Work to be completed:
Starting at the top of the listing, extract every line up to and including the one with "XAxis, YAxis, CartesianGrid". Pictures stay out of the copy.

Excerpted records:
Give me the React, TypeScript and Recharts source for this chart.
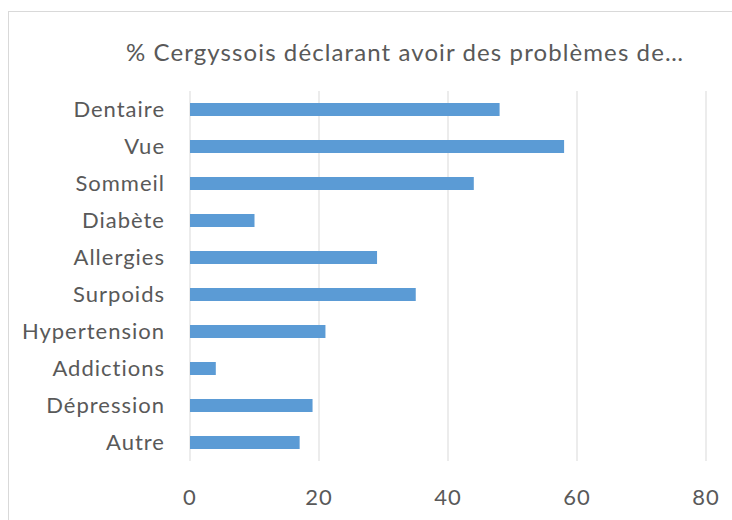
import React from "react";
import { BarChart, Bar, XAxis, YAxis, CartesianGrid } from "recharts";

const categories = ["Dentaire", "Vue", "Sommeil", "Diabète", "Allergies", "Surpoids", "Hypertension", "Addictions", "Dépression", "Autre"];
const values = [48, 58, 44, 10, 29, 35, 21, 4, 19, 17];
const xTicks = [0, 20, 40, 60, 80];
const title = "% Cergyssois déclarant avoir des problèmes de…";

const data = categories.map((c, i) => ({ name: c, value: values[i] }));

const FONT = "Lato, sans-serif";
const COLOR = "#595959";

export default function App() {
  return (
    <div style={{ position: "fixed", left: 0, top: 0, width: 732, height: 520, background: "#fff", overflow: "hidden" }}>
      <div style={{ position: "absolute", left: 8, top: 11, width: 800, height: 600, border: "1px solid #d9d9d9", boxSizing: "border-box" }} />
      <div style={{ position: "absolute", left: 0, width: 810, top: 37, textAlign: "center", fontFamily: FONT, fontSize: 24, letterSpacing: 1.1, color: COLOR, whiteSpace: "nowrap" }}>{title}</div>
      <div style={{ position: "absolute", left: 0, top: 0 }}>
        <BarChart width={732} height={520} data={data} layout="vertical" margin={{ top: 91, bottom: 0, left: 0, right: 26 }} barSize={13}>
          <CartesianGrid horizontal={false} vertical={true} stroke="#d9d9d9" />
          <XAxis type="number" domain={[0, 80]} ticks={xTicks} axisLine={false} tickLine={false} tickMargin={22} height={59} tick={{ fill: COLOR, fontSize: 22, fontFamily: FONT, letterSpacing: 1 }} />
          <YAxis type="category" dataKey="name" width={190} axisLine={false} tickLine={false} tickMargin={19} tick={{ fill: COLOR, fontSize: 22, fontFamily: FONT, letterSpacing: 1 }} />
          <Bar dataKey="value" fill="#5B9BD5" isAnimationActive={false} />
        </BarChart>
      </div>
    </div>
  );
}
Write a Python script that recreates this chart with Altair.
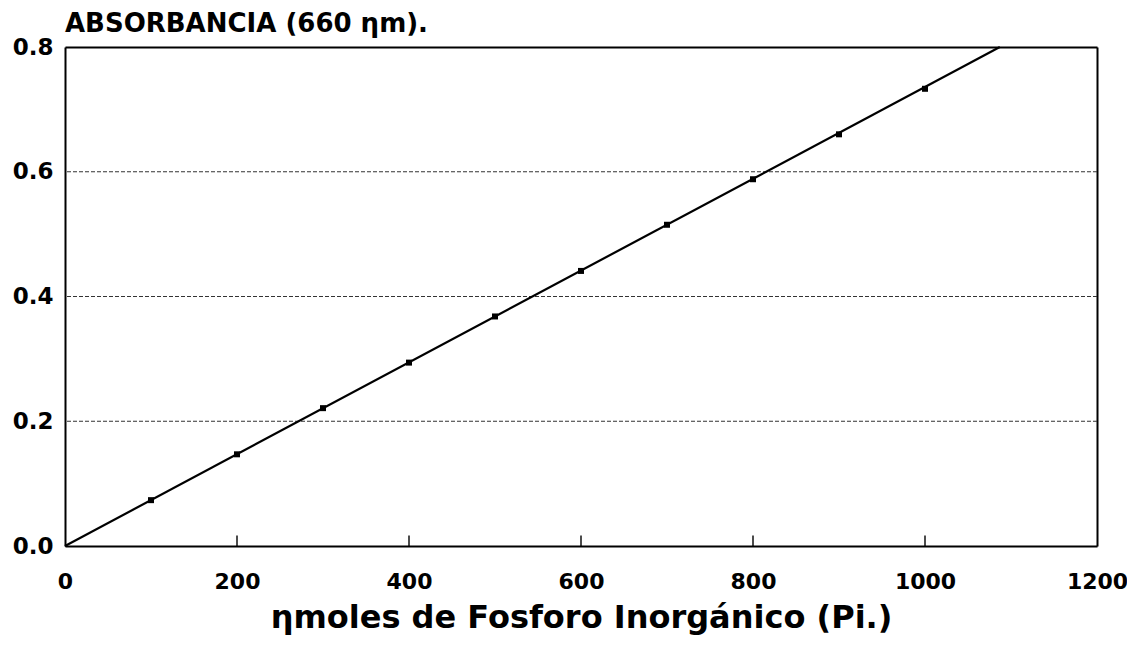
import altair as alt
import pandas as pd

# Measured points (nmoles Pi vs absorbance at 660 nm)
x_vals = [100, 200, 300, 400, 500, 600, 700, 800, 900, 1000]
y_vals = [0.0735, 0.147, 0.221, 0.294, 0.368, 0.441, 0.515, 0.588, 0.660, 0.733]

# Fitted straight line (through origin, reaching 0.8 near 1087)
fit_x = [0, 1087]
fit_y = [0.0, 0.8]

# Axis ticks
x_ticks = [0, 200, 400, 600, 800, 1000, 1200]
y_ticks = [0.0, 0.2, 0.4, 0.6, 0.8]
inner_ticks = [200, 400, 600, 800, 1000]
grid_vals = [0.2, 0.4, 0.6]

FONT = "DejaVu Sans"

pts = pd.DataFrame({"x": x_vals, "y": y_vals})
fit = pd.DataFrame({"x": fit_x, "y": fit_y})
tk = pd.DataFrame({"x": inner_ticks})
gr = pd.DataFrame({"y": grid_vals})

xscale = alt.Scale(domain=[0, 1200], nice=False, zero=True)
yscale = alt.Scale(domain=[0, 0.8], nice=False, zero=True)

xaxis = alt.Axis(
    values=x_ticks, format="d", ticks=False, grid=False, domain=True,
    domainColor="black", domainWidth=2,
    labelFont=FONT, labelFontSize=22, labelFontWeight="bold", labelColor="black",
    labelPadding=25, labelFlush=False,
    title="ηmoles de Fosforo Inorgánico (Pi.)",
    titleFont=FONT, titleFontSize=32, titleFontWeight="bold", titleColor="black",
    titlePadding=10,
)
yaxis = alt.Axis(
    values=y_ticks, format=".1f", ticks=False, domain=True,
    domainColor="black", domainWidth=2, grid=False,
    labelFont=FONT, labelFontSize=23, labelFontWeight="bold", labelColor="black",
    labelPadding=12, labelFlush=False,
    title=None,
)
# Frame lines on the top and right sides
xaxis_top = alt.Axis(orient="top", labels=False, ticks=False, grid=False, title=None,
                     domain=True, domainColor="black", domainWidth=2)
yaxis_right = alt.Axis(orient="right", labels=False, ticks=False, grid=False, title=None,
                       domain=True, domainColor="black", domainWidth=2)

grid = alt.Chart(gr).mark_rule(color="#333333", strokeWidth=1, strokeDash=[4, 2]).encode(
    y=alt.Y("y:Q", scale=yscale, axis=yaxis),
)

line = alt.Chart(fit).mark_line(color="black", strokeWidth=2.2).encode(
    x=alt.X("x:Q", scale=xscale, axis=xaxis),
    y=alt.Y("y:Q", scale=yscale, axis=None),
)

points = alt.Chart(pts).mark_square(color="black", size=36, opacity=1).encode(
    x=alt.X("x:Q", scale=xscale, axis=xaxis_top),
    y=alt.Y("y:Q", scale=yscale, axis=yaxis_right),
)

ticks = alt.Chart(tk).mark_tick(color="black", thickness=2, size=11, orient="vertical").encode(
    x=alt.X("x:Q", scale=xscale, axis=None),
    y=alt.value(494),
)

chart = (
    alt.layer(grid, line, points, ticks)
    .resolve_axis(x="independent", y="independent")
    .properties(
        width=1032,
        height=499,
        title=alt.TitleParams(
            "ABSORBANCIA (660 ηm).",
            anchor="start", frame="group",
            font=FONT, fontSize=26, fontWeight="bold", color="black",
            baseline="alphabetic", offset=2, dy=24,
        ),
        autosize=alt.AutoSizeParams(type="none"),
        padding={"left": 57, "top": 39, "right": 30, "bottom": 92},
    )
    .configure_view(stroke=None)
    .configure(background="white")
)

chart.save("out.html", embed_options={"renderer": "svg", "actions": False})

Response to the exercise:
Give me the React, TypeScript and Recharts source for this chart.
import React from "react";
import { BarChart, Bar, XAxis, YAxis, CartesianGrid } from "recharts";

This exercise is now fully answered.